**To be done**
Emit a verbatim copy of the lines below from the line with "Emit a web page" through the line with "var yTicks = [0, 20, 40, 60, 80, 100, 120];", excluding pictures and everything outside that range.

**Materials provided**
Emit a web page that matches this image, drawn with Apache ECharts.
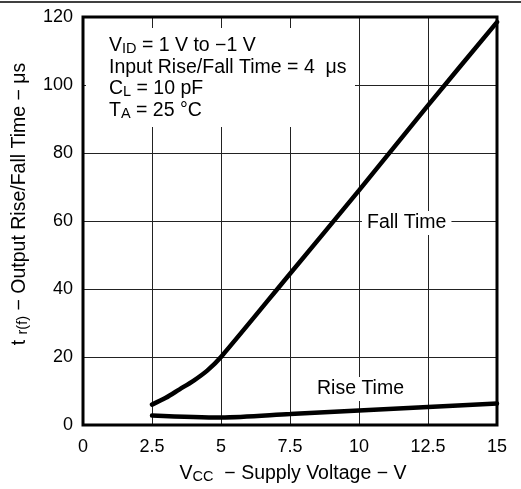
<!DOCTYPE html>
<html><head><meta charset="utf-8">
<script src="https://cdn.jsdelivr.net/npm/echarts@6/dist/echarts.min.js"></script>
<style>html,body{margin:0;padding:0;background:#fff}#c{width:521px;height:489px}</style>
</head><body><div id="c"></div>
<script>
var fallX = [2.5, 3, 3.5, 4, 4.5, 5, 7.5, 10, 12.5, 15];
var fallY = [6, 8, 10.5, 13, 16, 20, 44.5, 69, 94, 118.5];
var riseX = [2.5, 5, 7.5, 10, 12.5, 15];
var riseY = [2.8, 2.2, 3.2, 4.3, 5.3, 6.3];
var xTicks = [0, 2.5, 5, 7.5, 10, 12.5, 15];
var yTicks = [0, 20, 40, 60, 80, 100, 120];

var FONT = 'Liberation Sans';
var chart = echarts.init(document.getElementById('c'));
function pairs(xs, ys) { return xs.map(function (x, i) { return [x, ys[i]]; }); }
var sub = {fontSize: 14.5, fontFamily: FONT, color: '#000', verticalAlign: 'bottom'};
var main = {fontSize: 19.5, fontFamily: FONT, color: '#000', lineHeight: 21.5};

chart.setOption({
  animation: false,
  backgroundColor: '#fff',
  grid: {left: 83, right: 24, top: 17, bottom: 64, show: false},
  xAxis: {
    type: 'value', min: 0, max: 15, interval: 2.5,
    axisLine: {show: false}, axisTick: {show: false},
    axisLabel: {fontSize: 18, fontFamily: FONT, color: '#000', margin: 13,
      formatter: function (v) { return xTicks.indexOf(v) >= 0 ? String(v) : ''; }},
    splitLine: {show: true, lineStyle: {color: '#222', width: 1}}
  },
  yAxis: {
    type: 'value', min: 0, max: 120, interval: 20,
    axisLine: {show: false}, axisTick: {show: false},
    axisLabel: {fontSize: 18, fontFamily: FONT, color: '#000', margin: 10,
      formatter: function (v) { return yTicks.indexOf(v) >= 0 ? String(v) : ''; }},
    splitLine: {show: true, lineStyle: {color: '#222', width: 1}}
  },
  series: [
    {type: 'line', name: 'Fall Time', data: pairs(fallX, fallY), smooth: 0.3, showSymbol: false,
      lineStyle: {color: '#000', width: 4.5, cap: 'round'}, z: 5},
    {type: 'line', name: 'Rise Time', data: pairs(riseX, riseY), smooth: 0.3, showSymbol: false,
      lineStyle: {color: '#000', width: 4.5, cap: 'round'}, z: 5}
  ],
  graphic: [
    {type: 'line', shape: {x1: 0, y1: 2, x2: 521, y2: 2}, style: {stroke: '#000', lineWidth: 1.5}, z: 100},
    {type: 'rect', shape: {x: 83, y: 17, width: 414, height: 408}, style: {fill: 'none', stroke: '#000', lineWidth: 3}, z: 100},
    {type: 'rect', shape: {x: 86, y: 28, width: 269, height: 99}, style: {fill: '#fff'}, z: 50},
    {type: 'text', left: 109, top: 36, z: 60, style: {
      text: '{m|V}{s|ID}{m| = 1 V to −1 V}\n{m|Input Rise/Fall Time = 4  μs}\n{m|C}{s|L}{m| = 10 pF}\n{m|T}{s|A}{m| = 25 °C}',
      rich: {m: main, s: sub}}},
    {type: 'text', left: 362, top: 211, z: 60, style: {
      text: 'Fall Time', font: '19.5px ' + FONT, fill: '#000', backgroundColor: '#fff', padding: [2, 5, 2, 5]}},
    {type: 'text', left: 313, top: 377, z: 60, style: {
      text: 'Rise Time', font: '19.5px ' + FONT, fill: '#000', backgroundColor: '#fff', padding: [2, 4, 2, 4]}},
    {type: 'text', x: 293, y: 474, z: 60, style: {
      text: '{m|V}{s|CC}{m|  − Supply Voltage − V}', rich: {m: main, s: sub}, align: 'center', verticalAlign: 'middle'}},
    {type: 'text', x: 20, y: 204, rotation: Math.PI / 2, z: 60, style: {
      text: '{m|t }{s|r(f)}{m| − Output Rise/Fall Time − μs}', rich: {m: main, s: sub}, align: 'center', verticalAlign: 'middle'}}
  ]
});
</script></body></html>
...
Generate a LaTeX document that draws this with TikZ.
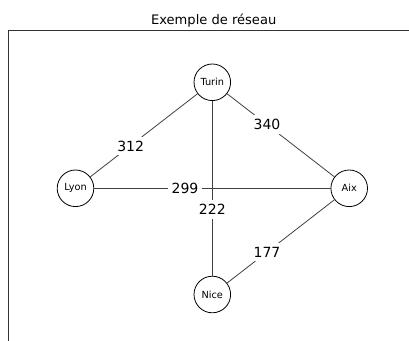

**Exercise solution**
Emit a web page that matches this image, drawn with Apache ECharts.
<!DOCTYPE html>
<html><head><meta charset="utf-8">
<script src="https://cdn.jsdelivr.net/npm/echarts@6/dist/echarts.min.js"></script>
<style>html,body{margin:0;padding:0;background:#fff}#c{width:521px;height:489px}</style>
</head><body><div id="c"></div>
<script>
var fallX = [2.5, 3, 3.5, 4, 4.5, 5, 7.5, 10, 12.5, 15];
var fallY = [6, 8, 10.5, 13, 16, 20, 44.5, 69, 94, 118.5];
var riseX = [2.5, 5, 7.5, 10, 12.5, 15];
var riseY = [2.8, 2.2, 3.2, 4.3, 5.3, 6.3];
var xTicks = [0, 2.5, 5, 7.5, 10, 12.5, 15];
var yTicks = [0, 20, 40, 60, 80, 100, 120];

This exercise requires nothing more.